Surrounding Serena is a loyal, nomadic group of all-male apostles: Patrick Mouratoglou, the coach who played a major part in Serena's late-career renaissance, Mackie Shilstone, Serena's trainer, who is running around the court retrieving tennis balls in a petrified scurry, an overweight man whose button-down is drenched in an oval of sweat, and, finally, Serena's hitting partner, who looks sort of like a nervous intern in front of his boss. Serena's Yorkshire terrier, Chip, is on the periphery, lying on her tennis bag as she practices. Serena is a model of focus and stoicism as the men around her, perspiring, subservient, chase after tennis balls, lob them Serena's way, play fetch with her dog. It is easy to overlook this scene - a sensationally gifted athlete practicing with her team - but, in some ways, it exemplifies Serena Williams, her significance, her imperturbable drive, and, frankly, the reasons she is antagonized. Serena here is Botticelli's Venus, front and center, as Zephyr and Aura circle her in admiration.

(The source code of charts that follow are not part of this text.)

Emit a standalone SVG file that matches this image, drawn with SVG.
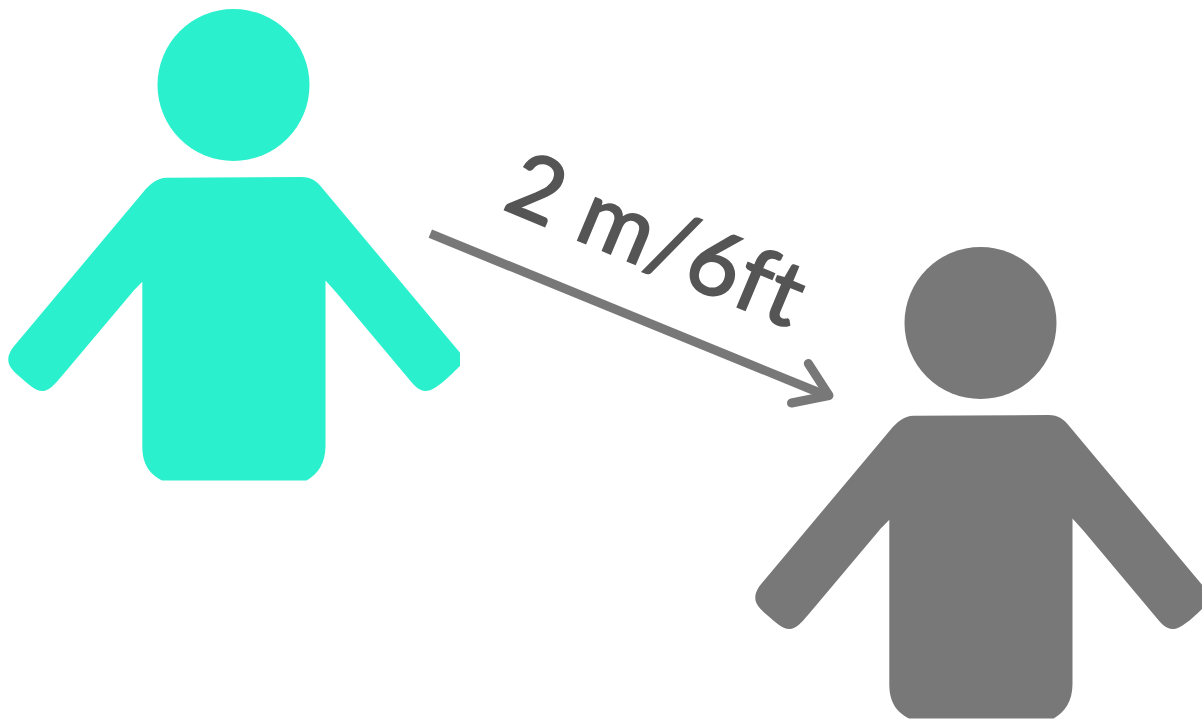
<svg xmlns="http://www.w3.org/2000/svg" width="1202" height="720" viewBox="0 0 1202 720">
<defs>
<g id="person">
<circle cx="233.500" cy="85" r="76"/>
<path d="M166.500 177.800 L301.700 177 C311 177 317 181 323 189 L460 352.700 L460 366 C446 380 434 391 426 391 C418 391 413 384 408 378 L336.700 293 L325.500 280.500 L325.500 446 C325.500 463 318 474 306.700 480.500 L162 480.500 C150 474 142.300 465 142.300 446 L142.300 281.700 C138 286 134 290 131.700 293 L61 377 C55 384 49 391 42.500 391 C35 391 27 383 20 377 C13 371 8.300 366 8.300 360 C8.300 354 11 350 15 345 L143.300 192 C150 184 157 178 166.500 177.800 Z"/>
</g>
</defs>
<style>
.arrow{fill:none;stroke:#787878;stroke-width:9;}
.label{font-family:"Lato","Liberation Sans",sans-serif;font-size:90px;letter-spacing:1px;fill:#555555;stroke:#555555;stroke-width:2;}
</style>
<rect width="1202" height="720" fill="#ffffff"/>
<g id="person-teal" fill="#2bf0cd"><use href="#person"/></g>
<g id="person-gray" fill="#787878"><use href="#person" x="747" y="238"/></g>
<g id="connectors">
<path class="arrow" d="M430.300 233.700 L825 395"/>
<path class="arrow" stroke-linecap="round" stroke-linejoin="round" d="M808.300 363.500 L829 395.500 L791.500 403"/>
</g>
<text class="label" transform="translate(501 208) rotate(22.700)">2 m/6ft</text>
</svg>
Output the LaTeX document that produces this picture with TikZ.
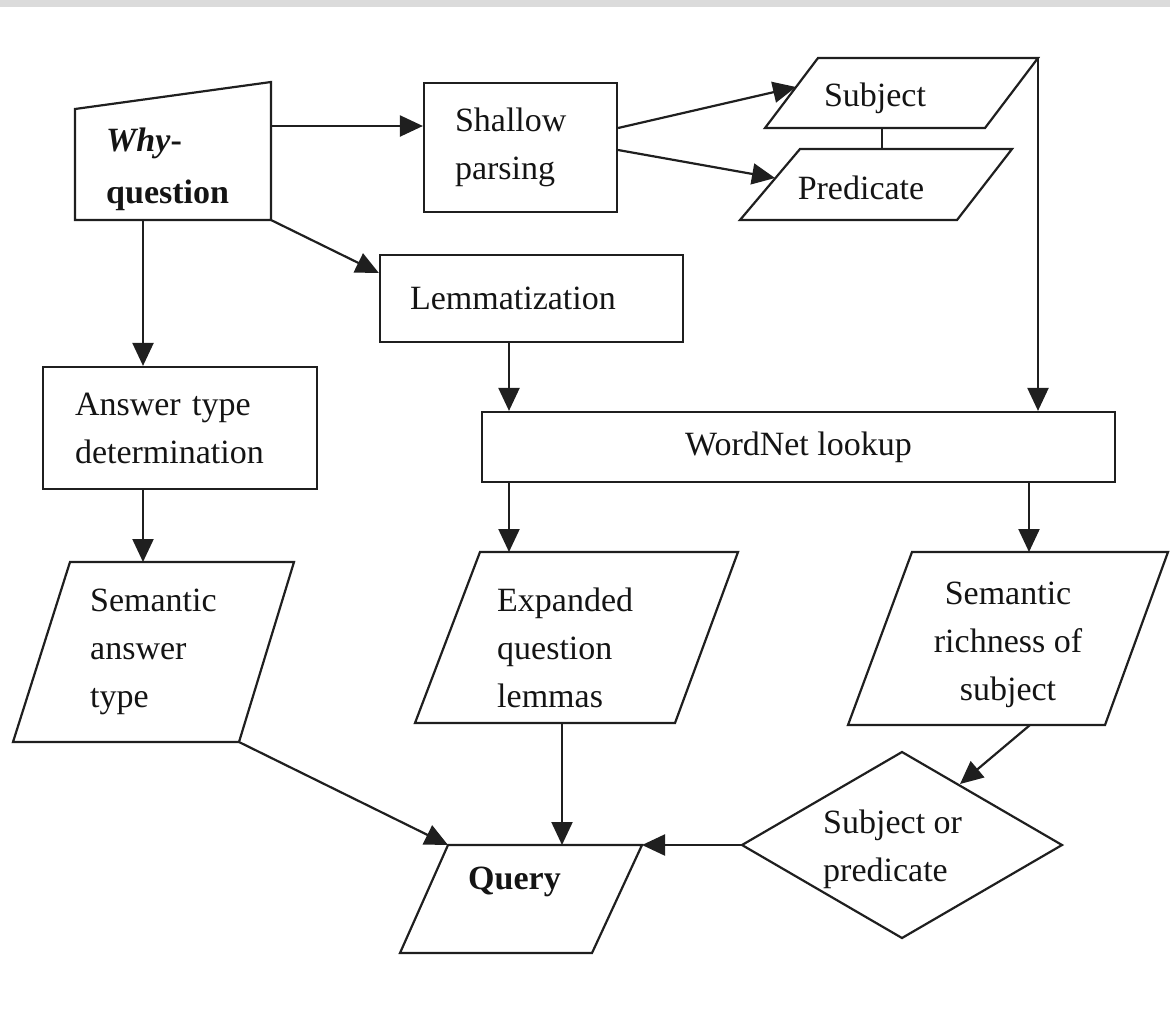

A man sitting near me whispers to his wife, "she seems like such a bitch." I want to ask why this is his sole observation, rather than the seven consecutive perfect serves Serena just fired off, or the drop-shot with which she fooled her hitting partner. I can infer why he might think she's a bitch: a woman, serious as all hell, with legions of men working for her. Surely this does not make her, or any woman, a bitch -- any casual tennis fan has seen professional players absent-mindedly toss their sweaty towels in the way of prepubescent ballboys - but this is the plight of Serena Williams. Should her greatness sustain itself, along with her expected emotional tumult and her brazenness, there will be those that see her first as an angry black woman, then as a champion. She will never win over the whole morass of sporting pundits and I suspect she knows this and, frankly, doesn't care. She runs the show as she likes; she will not curate her act to the preferences of the sport she dominates; she will not wear a longer dress because white bankers from JP Morgan sit in courtside seats at her U.S. Open matches; she will not remain silent when a lineswoman calls a foot-fault in the semifinals of a Grand Slam tournament, even if, at times, she is doing more harm than good. This is because Serena does not exist for you and me. Sure, the roads of politics, race relations, and athletic wizardry intersect on the strings of her racquet, but Serena is here to win and, perhaps most important of all, be herself in the process.